## WHAT TO PRODUCE
Images should be left out, and everything else in the listing reproduced exactly.

## DATA BLOCK
——————————

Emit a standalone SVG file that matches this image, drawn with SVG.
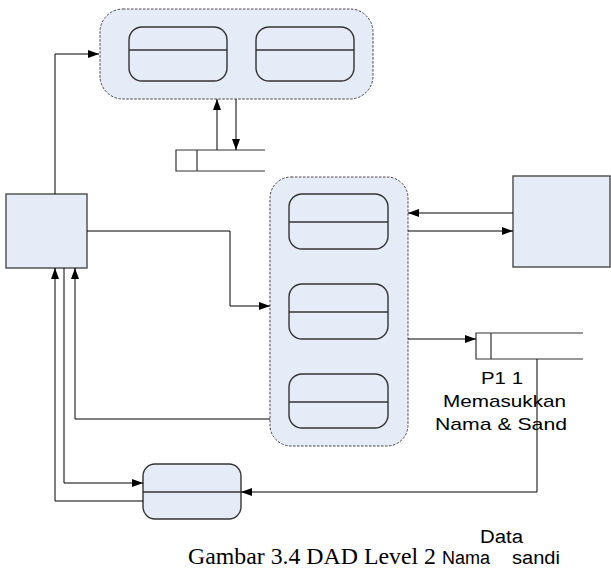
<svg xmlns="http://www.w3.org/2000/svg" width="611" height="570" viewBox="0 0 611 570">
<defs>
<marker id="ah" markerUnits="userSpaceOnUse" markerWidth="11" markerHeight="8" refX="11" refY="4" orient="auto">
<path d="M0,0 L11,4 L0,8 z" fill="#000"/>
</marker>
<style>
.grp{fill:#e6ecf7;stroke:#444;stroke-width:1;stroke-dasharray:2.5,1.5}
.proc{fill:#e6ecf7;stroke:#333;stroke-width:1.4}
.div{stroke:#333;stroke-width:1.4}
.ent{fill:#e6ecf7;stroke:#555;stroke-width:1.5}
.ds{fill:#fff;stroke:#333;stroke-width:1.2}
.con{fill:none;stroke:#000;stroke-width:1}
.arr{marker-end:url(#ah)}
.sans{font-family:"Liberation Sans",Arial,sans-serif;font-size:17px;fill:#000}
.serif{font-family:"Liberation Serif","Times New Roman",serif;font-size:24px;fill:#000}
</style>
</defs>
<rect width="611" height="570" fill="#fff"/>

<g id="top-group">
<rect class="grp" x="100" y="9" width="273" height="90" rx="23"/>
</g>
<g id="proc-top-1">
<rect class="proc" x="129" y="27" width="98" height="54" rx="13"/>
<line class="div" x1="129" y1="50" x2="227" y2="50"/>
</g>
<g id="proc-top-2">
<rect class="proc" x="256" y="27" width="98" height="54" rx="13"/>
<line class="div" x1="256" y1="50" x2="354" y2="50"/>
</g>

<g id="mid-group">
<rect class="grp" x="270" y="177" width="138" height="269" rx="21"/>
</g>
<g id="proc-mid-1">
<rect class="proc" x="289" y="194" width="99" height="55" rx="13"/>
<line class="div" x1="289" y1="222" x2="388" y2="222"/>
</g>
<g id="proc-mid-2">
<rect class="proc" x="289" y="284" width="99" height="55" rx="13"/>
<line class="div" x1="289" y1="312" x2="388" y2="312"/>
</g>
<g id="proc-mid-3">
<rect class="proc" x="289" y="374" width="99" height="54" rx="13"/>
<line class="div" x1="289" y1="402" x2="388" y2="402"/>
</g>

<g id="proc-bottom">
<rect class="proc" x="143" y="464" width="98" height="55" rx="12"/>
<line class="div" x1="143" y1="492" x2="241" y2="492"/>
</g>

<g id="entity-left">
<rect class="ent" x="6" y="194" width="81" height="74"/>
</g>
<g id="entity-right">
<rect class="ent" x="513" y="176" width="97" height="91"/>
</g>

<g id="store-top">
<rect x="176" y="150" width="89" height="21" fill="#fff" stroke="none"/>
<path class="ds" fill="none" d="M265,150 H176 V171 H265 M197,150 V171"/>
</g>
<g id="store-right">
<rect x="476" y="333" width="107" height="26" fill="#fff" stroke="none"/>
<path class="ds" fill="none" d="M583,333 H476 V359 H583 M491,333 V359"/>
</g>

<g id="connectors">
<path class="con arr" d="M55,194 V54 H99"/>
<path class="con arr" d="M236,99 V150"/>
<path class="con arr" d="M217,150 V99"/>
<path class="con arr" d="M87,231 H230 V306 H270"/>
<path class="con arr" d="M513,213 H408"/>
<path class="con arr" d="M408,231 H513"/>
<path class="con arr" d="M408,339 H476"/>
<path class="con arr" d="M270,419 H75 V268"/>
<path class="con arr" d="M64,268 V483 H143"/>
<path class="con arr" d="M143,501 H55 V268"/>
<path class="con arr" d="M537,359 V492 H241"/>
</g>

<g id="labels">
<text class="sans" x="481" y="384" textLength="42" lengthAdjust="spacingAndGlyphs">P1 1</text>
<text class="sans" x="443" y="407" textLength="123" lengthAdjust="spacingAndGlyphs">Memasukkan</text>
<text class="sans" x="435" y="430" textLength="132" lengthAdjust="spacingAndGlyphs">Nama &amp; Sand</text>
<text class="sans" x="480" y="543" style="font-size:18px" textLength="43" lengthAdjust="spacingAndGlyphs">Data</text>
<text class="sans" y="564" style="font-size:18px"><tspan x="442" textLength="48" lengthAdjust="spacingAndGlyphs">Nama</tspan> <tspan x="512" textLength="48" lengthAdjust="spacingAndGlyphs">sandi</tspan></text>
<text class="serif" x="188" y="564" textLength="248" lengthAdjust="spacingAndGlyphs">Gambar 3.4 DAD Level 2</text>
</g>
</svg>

——————————

## RIGHT ANSWER
Emit a standalone SVG file that matches this image, drawn with SVG.
<svg xmlns="http://www.w3.org/2000/svg" width="611" height="570" viewBox="0 0 611 570">
<defs>
<marker id="ah" markerUnits="userSpaceOnUse" markerWidth="11" markerHeight="8" refX="11" refY="4" orient="auto">
<path d="M0,0 L11,4 L0,8 z" fill="#000"/>
</marker>
<style>
.grp{fill:#e6ecf7;stroke:#444;stroke-width:1;stroke-dasharray:2.5,1.5}
.proc{fill:#e6ecf7;stroke:#333;stroke-width:1.4}
.div{stroke:#333;stroke-width:1.4}
.ent{fill:#e6ecf7;stroke:#555;stroke-width:1.5}
.ds{fill:#fff;stroke:#333;stroke-width:1.2}
.con{fill:none;stroke:#000;stroke-width:1}
.arr{marker-end:url(#ah)}
.sans{font-family:"Liberation Sans",Arial,sans-serif;font-size:17px;fill:#000}
.serif{font-family:"Liberation Serif","Times New Roman",serif;font-size:24px;fill:#000}
</style>
</defs>
<rect width="611" height="570" fill="#fff"/>

<g id="top-group">
<rect class="grp" x="100" y="9" width="273" height="90" rx="23"/>
</g>
<g id="proc-top-1">
<rect class="proc" x="129" y="27" width="98" height="54" rx="13"/>
<line class="div" x1="129" y1="50" x2="227" y2="50"/>
</g>
<g id="proc-top-2">
<rect class="proc" x="256" y="27" width="98" height="54" rx="13"/>
<line class="div" x1="256" y1="50" x2="354" y2="50"/>
</g>

<g id="mid-group">
<rect class="grp" x="270" y="177" width="138" height="269" rx="21"/>
</g>
<g id="proc-mid-1">
<rect class="proc" x="289" y="194" width="99" height="55" rx="13"/>
<line class="div" x1="289" y1="222" x2="388" y2="222"/>
</g>
<g id="proc-mid-2">
<rect class="proc" x="289" y="284" width="99" height="55" rx="13"/>
<line class="div" x1="289" y1="312" x2="388" y2="312"/>
</g>
<g id="proc-mid-3">
<rect class="proc" x="289" y="374" width="99" height="54" rx="13"/>
<line class="div" x1="289" y1="402" x2="388" y2="402"/>
</g>

<g id="proc-bottom">
<rect class="proc" x="143" y="464" width="98" height="55" rx="12"/>
<line class="div" x1="143" y1="492" x2="241" y2="492"/>
</g>

<g id="entity-left">
<rect class="ent" x="6" y="194" width="81" height="74"/>
</g>
<g id="entity-right">
<rect class="ent" x="513" y="176" width="97" height="91"/>
</g>

<g id="store-top">
<rect x="176" y="150" width="89" height="21" fill="#fff" stroke="none"/>
<path class="ds" fill="none" d="M265,150 H176 V171 H265 M197,150 V171"/>
</g>
<g id="store-right">
<rect x="476" y="333" width="107" height="26" fill="#fff" stroke="none"/>
<path class="ds" fill="none" d="M583,333 H476 V359 H583 M491,333 V359"/>
</g>

<g id="connectors">
<path class="con arr" d="M55,194 V54 H99"/>
<path class="con arr" d="M236,99 V150"/>
<path class="con arr" d="M217,150 V99"/>
<path class="con arr" d="M87,231 H230 V306 H270"/>
<path class="con arr" d="M513,213 H408"/>
<path class="con arr" d="M408,231 H513"/>
<path class="con arr" d="M408,339 H476"/>
<path class="con arr" d="M270,419 H75 V268"/>
<path class="con arr" d="M64,268 V483 H143"/>
<path class="con arr" d="M143,501 H55 V268"/>
<path class="con arr" d="M537,359 V492 H241"/>
</g>

<g id="labels">
<text class="sans" x="481" y="384" textLength="42" lengthAdjust="spacingAndGlyphs">P1 1</text>
<text class="sans" x="443" y="407" textLength="123" lengthAdjust="spacingAndGlyphs">Memasukkan</text>
<text class="sans" x="435" y="430" textLength="132" lengthAdjust="spacingAndGlyphs">Nama &amp; Sand</text>
<text class="sans" x="480" y="543" style="font-size:18px" textLength="43" lengthAdjust="spacingAndGlyphs">Data</text>
<text class="sans" y="564" style="font-size:18px"><tspan x="442" textLength="48" lengthAdjust="spacingAndGlyphs">Nama</tspan> <tspan x="512" textLength="48" lengthAdjust="spacingAndGlyphs">sandi</tspan></text>
<text class="serif" x="188" y="564" textLength="248" lengthAdjust="spacingAndGlyphs">Gambar 3.4 DAD Level 2</text>
</g>
</svg>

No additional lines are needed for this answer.